YORK – A jury trial was scheduled to take place in York County this week, in a case involving criminal impersonation, but it was cancelled the morning of, when the defendant decided to plead guilty.
Corey E. Busch, 29, of Omaha, pleaded guilty to a Class 4 felony, so the individuals in the jury pool were excused.
According to court documents, this case began when a trooper with the Nebraska State Patrol was on regular patrol on Interstate 80 when he saw a vehicle quickly exit the interstate and illegally park in a stall at the nearby rest area.
Upon making contact with the driver, the trooper said he could smell the strong odor of marijuana coming from the vehicle. The trooper said when he asked for identification, the driver (Busch) said he lost his license while he was in Colorado. The trooper indicated that he asked for the man’s name and date of birth – and Busch said his name was Christopher Busch.

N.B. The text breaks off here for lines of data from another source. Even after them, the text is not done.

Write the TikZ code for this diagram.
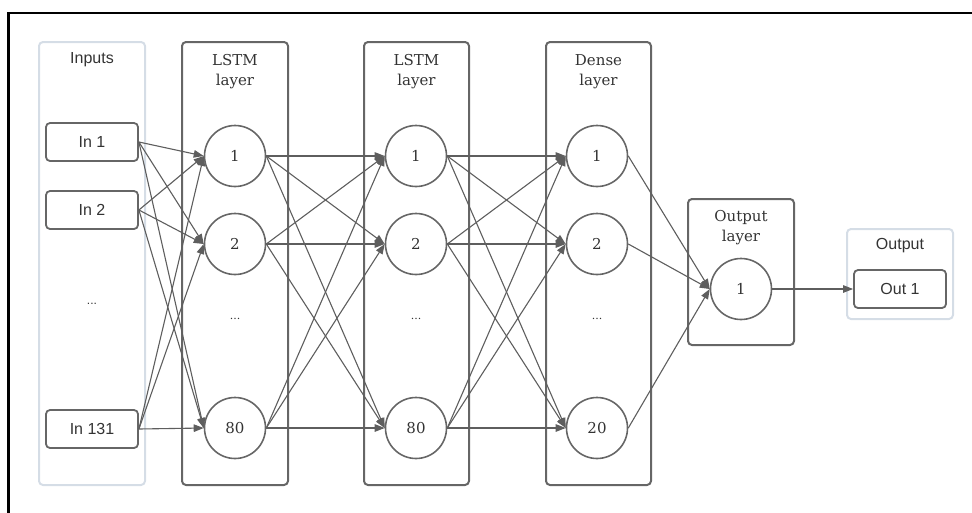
\documentclass[tikz,border=0pt]{standalone}
\usepackage{fontspec}
\setmainfont{DejaVu Serif}
\setsansfont{Liberation Sans}
\usetikzlibrary{arrows.meta}
\definecolor{ln}{HTML}{5E5E5E}
\definecolor{bx}{HTML}{666666}
\definecolor{lt}{HTML}{D5DDE6}
\definecolor{tx}{HTML}{333333}
\begin{document}
\begin{tikzpicture}[x=1pt,y=-1pt,
  layer/.style={draw=bx, line width=2pt, rounded corners=4pt, minimum width=106pt, minimum height=443pt, inner sep=0pt},
  lightbox/.style={draw=lt, line width=2pt, rounded corners=4pt, inner sep=0pt},
  inbox/.style={draw=bx, line width=1.8pt, rounded corners=4pt, minimum width=92pt, minimum height=38pt, inner sep=0pt, text=tx, font=\sffamily\fontsize{16}{19}\selectfont},
  neuron/.style={circle, draw=bx, line width=1.6pt, minimum size=61pt, inner sep=0pt, text=tx, font=\fontsize{15}{19}\selectfont},
  stitle/.style={text=tx, font=\sffamily\fontsize{16}{19}\selectfont, inner sep=0pt},
  ltitle/.style={text=tx, font=\fontsize{15}{19.5}\selectfont, align=center, inner sep=0pt},
  sdots/.style={text=tx, font=\sffamily\fontsize{12}{13}\selectfont, inner sep=0pt},
  ldots/.style={text=tx, font=\fontsize{11}{13}\selectfont, inner sep=0pt},
  arr/.style={draw=ln, line width=1.1pt, -{Triangle[length=10pt,width=7.5pt]}}
]
\useasboundingbox (0,0) rectangle (972,512);
% outer frame (top and left edges)
\draw[line width=2.6pt, black] (8.7,513) -- (8.7,13) -- (973,13);

% boxes
\node[lightbox, minimum width=106pt, minimum height=443pt] (inputs) at (92,263.5) {};
\node[layer] (l1) at (235,263.5) {};
\node[layer, minimum width=105pt] (l2) at (416.5,263.5) {};
\node[layer, minimum width=105pt] (dn) at (598.5,263.5) {};
\node[layer, minimum height=146pt] (ol) at (741,272) {};
\node[lightbox, minimum width=106pt, minimum height=90pt] (outbox) at (900,274) {};

% titles
\node[stitle] (tin) at (92,60) {Inputs};
\node[ltitle] (tl1) at (235,71.5) {LSTM\\layer};
\node[ltitle] (tl2) at (416.5,71.5) {LSTM\\layer};
\node[ltitle] (tdn) at (598.5,71.5) {Dense\\layer};
\node[ltitle] (tol) at (741,227.5) {Output\\layer};
\node[stitle] (tout) at (900,246) {Output};

% inputs
\node[inbox] (i1) at (92,142) {In 1};
\node[inbox] (i2) at (92,210) {In 2};
\node[sdots] (idots) at (92,304) {...};
\node[inbox] (i3) at (92,429) {In 131};

% LSTM 1
\node[neuron] (a1) at (235,156) {1};
\node[neuron] (a2) at (235,244) {2};
\node[ldots] (adots) at (235,319) {...};
\node[neuron] (a3) at (235,428) {80};

% LSTM 2
\node[neuron] (b1) at (416,156) {1};
\node[neuron] (b2) at (416,244) {2};
\node[ldots] (bdots) at (416,319) {...};
\node[neuron] (b3) at (416,428) {80};

% Dense
\node[neuron] (c1) at (597,156) {1};
\node[neuron] (c2) at (597,244) {2};
\node[ldots] (cdots) at (597,319) {...};
\node[neuron] (c3) at (597,428) {20};

% Output layer
\node[neuron] (d1) at (741,289) {1};

% Output
\node[inbox] (o1) at (900,289) {Out 1};

% connections
\foreach \s in {i1,i2,i3}{\foreach \t in {a1,a2,a3}{\draw[arr] (\s.east) -- (\t.west);}}
\foreach \s in {a1,a2,a3}{\foreach \t in {b1,b2,b3}{\draw[arr] (\s.east) -- (\t.west);}}
\foreach \s in {b1,b2,b3}{\foreach \t in {c1,c2,c3}{\draw[arr] (\s.east) -- (\t.west);}}
\foreach \s in {c1,c2,c3}{\draw[arr] (\s.east) -- (d1.west);}
\draw[arr] (d1.east) -- (o1.west);
\end{tikzpicture}
\end{document}
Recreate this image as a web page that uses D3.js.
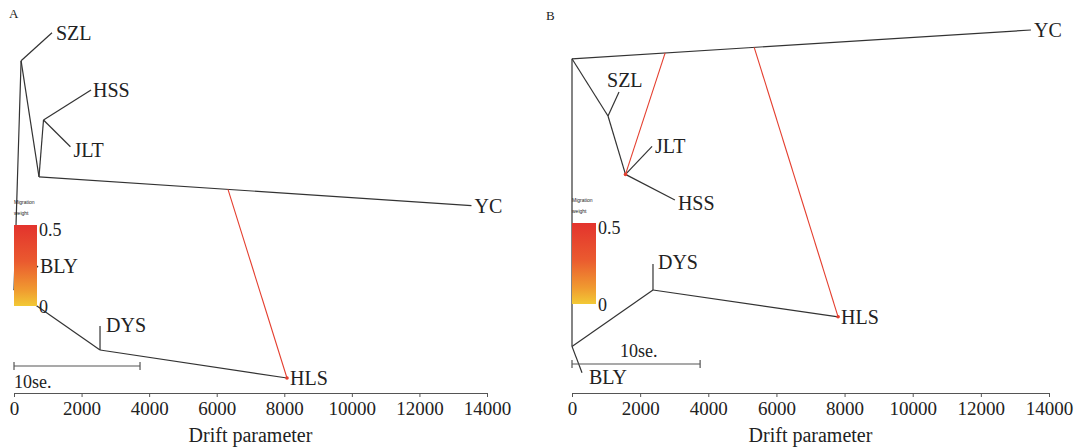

When the trooper ran a license check, he said it indicated that Christopher Busch’s license was suspended and he had a criminal history that included possession of a controlled substance and theft.
Court documents indicate that the trooper asked for the female passenger’s license – she said she didn’t have her license, but provided the name of Mikel Lemon – that license check showed a criminal history for possession of a controlled substance and assault, as well as an active warrant out of Douglas County.
During a search of Busch’s wallet, the trooper said he found several business identification cards with the name of Corey Busch. He asked the driver if his name was actually Corey Busch, rather than Christopher Busch – and the driver admitted it was and he had active warrants out of Lancaster County.
“Busch stated he said his brother’s name on purpose so the trooper would not find out about the warrant,” the affidavit of probable cause says.
During a search of the vehicle, marijuana and prescription pill bottles were found, court documents indicate.
Busch is now facing a possible maximum sentence of two years in prison with nine months of post-release supervision.